Une autre condition préalable à la réussite est la réponse aux accusations de corruption contre les autorités haïtiennes. En mars, un rapport des Nations Unies a révélé que des membres du gouvernement précédent étaient impliqués dans la corruption, notamment le blanchiment d’argent et le détournement de fonds d’aide humanitaire. Selon le rapport, la corruption a joué un rôle important dans l’émergence de gangs plus puissants. Le gouvernement de transition a mis en place une commission spéciale pour enquêter sur ces allégations. Mais l’ancien président et les ministres de son administration n’ont pas encore été traduits en justice. Si la corruption se poursuit, elle créera des opportunités pour les gangs de tirer profit des faiblesses dans la gouvernance et continuera d’empêcher les réformes nécessaires.
Les efforts pour stabiliser le pays doivent également se concentrer sur les jeunes impliqués dans les gangs. Les organisations humanitaires disent que des milliers de jeunes, souvent mineurs, sont exploités par les gangs. Ces jeunes peuvent représenter une opportunité de changement, à condition que les autorités parviennent à les convaincre de quitter les gangs et à leur fournir des alternatives. La communauté internationale devrait soutenir des programmes de réhabilitation qui incluent une formation professionnelle, des opportunités éducatives et un soutien psychologique.

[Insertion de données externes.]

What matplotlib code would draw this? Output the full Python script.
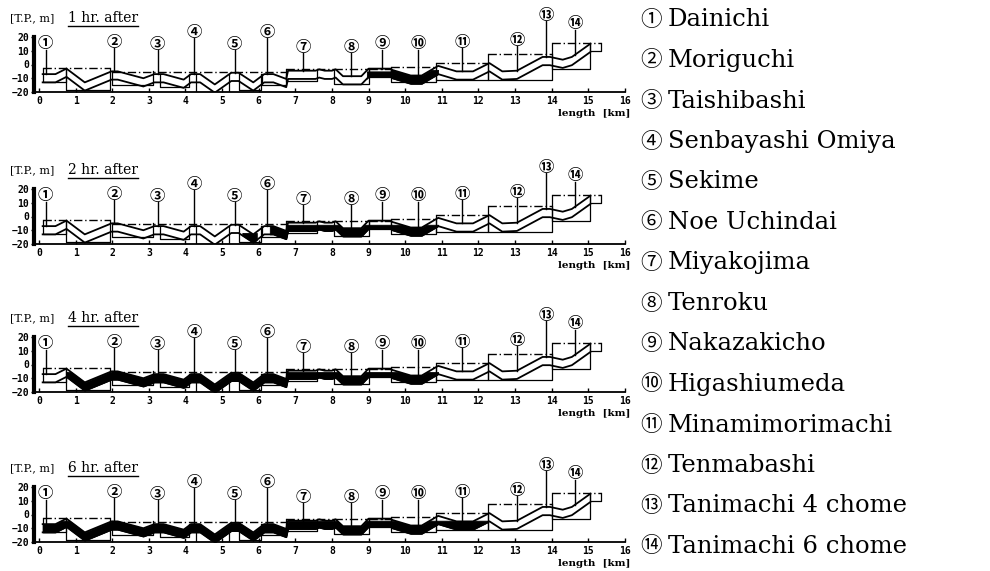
import numpy as np
import matplotlib.pyplot as plt
from matplotlib.lines import Line2D

W, H = 990, 571

hours = [1, 2, 4, 6]

station_marks = ["①", "②", "③", "④", "⑤", "⑥", "⑦", "⑧", "⑨", "⑩", "⑪", "⑫", "⑬", "⑭"]
station_names = ["Dainichi", "Moriguchi", "Taishibashi", "Senbayashi Omiya", "Sekime",
                 "Noe Uchindai", "Miyakojima", "Tenroku", "Nakazakicho", "Higashiumeda",
                 "Minamimorimachi", "Tenmabashi", "Tanimachi 4 chome", "Tanimachi 6 chome"]
station_km = [0.18, 2.06, 3.24, 4.24, 5.34, 6.22, 7.2, 8.52, 9.36, 10.34, 11.56, 13.05, 13.84, 14.63]
marker_level = [15.5, 16.5, 15, 24, 15, 24, 13, 13, 15.5, 15.5, 16.5, 18, 36, 30]

# tunnel crown along the line [T.P., m]
crown_km = [0.10, 0.45, 0.75, 1.25, 1.98, 2.15, 2.85, 3.15, 3.40, 3.95, 4.15, 4.40, 4.80,
            5.25, 5.45, 5.85, 6.15, 6.40, 6.75, 6.80, 7.55, 7.65, 7.80, 8.00, 8.10, 8.30,
            8.80, 9.00, 9.60, 9.65, 10.15, 10.45, 10.90, 11.40, 11.85, 12.30, 12.65, 13.05,
            13.75, 13.95, 14.30, 14.55, 15.05]
crown_level = [-7, -7, -3, -13, -5, -5, -10, -7, -7, -11, -7, -7, -14.5,
               -6, -6, -13, -7, -7, -10.5, -4.5, -4.5, -3.5, -4.5, -4.5, -3.5, -8.5,
               -8.5, -3, -3, -4, -8, -8, -1, -5, -5, 1, -5, -4.5,
               5.5, 5.5, 3.5, 5.5, 15]
tunnel_height = 6.0

# ground line (dash-dot) per section
ground_x0 = [0.1, 2.0, 6.75, 8.05, 9.0, 9.6, 10.85, 12.25, 14.0]
ground_x1 = [1.95, 6.75, 8.05, 9.0, 9.6, 10.85, 12.25, 14.0, 15.35]
ground_level = [-2.5, -5.5, -3.5, -3.5, -3, -1.5, 1, 7.5, 15.5]

# station / open-cut boxes
box_x0 = [0.1, 0.75, 2.0, 3.3, 4.3, 5.45, 6.1, 6.75, 8.05, 9.0, 9.6, 10.85, 12.25, 14.0, 15.05]
box_x1 = [0.75, 1.95, 3.1, 4.1, 5.2, 6.05, 6.75, 7.6, 9.0, 9.6, 10.85, 12.25, 14.0, 15.05, 15.35]
box_top = [-2.5, -2.5, -5, -7, -7, -7, -7, -3.5, -3.5, -3, -1.5, 1, 7.5, 15.5, 15.5]
box_bottom = [-12.5, -18.5, -15, -16.5, -20, -18.5, -15, -12, -14, -9, -13, -11, -11, -3, 9.5]

# inundated reaches for each elapsed time: start km, end km, water level
water_start = [[8.95, 9.6], [5.55, 6.3], [0.75], [0.1]]
water_end = [[9.6, 10.9], [5.95, 10.9], [10.9], [12.25]]
water_level = [[-5.0, -4.0], [-12.0, -6.0], [-5.5], [-4.5]]

axes_top_px = [37, 189, 337, 487]
axes_h_px = 55

fig = plt.figure(figsize=(W / 100, H / 100), dpi=100)
renderer = fig.canvas.get_renderer()

x = np.linspace(crown_km[0], crown_km[-1], 4000)
crown = np.interp(x, crown_km, crown_level)
invert = crown - tunnel_height
mono = "DejaVu Sans Mono"
serif = ["DejaVu Serif", "Noto Sans CJK JP"]

for i, hr in enumerate(hours):
    top = axes_top_px[i]
    ax = fig.add_axes([33.5 / W, 1 - (top + axes_h_px) / H, 591.5 / W, axes_h_px / H])
    ax.set_xlim(-0.15, 16)
    ax.set_ylim(-20, 20)
    for s in ("top", "right"):
        ax.spines[s].set_visible(False)
    ax.spines["left"].set_linewidth(3)
    ax.spines["bottom"].set_linewidth(1.3)
    ax.set_xticks(range(0, 17))
    ax.set_yticks([20, 10, 0, -10, -20])
    ax.tick_params(axis="x", direction="in", length=3, width=1, labelsize=7, pad=3)
    ax.tick_params(axis="y", direction="out", length=2, width=1, labelsize=7, pad=1)
    for lab in ax.get_xticklabels() + ax.get_yticklabels():
        lab.set_family(mono)
        lab.set_fontweight("bold")
    ax.patch.set_visible(False)

    # ground line and boxes
    for g0, g1, gl in zip(ground_x0, ground_x1, ground_level):
        ax.plot([g0, g1], [gl, gl], color="black", lw=1.0, ls=(0, (6, 2, 1, 2)))
    for b0, b1, bt, bb in zip(box_x0, box_x1, box_top, box_bottom):
        ax.plot([b0, b0, b1, b1], [bt, bb, bb, bt], color="black", lw=0.9)

    # flooded parts of the tunnel
    for w0, w1, wl in zip(water_start[i], water_end[i], water_level[i]):
        wet = (x >= w0) & (x <= w1)
        surf = np.minimum(crown, wl)
        ax.fill_between(x, invert, surf, where=wet & (surf > invert), color="black", lw=0.6)

    # tunnel crown and invert
    ax.plot(crown_km, crown_level, color="black", lw=1.3)
    ax.plot(crown_km, np.array(crown_level) - tunnel_height, color="black", lw=1.3)

    # station markers
    for mk, sk, ml in zip(station_marks, station_km, marker_level):
        c = np.interp(sk, crown_km, crown_level)
        ax.plot([sk, sk], [c, ml - 4.6], color="black", lw=1.0, clip_on=False)
        ax.text(sk, ml, mk, ha="center", va="center", fontsize=11, fontweight="bold",
                family="Noto Sans CJK JP", clip_on=False)

    # heading and axis note
    fig.text(10 / W, 1 - (top - 19) / H, "[T.P., m]", fontsize=8, family=serif, va="center")
    t = fig.text(68 / W, 1 - (top - 19) / H, f"{hr} hr. after", fontsize=10,
                 family=serif, va="center")
    bb = t.get_window_extent(renderer)
    fig.add_artist(Line2D([bb.x0 / W, bb.x1 / W], [(bb.y0 - 1) / H] * 2,
                          color="black", lw=1.0))
    fig.text(630 / W, 1 - (top + axes_h_px + 22) / H, "length  [km]", fontsize=7.5,
             family=serif, fontweight="bold", ha="right", va="center")

# station list on the right
for k, (mk, name) in enumerate(zip(station_marks, station_names)):
    yc = 20 + k * 40.5
    fig.text(640 / W, 1 - yc / H, mk, fontsize=15.5, family="Noto Sans CJK JP",
             va="center")
    fig.text(668 / W, 1 - yc / H, name, fontsize=17.5, family=serif, va="center")

fig.savefig("out.png", dpi=100)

L’ultime point crucial à aborder est la démobilisation des gangs. Le ministre de la Justice haïtien a appelé à des négociations entre le gouvernement et les gangs pour faciliter leur désarmement. Mais les négociations sont difficiles en raison du manque de confiance entre les parties et du fait que les gangs n’ont pas d’unité centralisée. De plus, de nombreux membres de gangs sont motivés par des profits financiers, ce qui complique les négociations.
VOIE À SUIVRE
Il est crucial pour la communauté internationale et les responsables haïtiens de comprendre que le succès dépendra de leur capacité à travailler ensemble et à être cohérents dans leurs efforts. Les fonds doivent être alloués de manière adéquate à la MSS pour assurer une présence robuste et efficace. Le gouvernement de transition doit démontrer son engagement envers la justice et les réformes. Les Haïtiens méritent une gouvernance qui fonctionne pour eux et non contre eux.
Les mois à venir seront décisifs pour le futur d’Haïti. Avec un soutien international adéquat, un leadership politique stable et une gestion efficace des programmes de réhabilitation et de désarmement, le pays peut espérer tourner la page de ses crises persistantes. L’optimisme doit être accompagné de mesures concrètes et d’un engagement renouvelé envers les réformes nécessaires pour rétablir l’ordre et la stabilité dans le pays.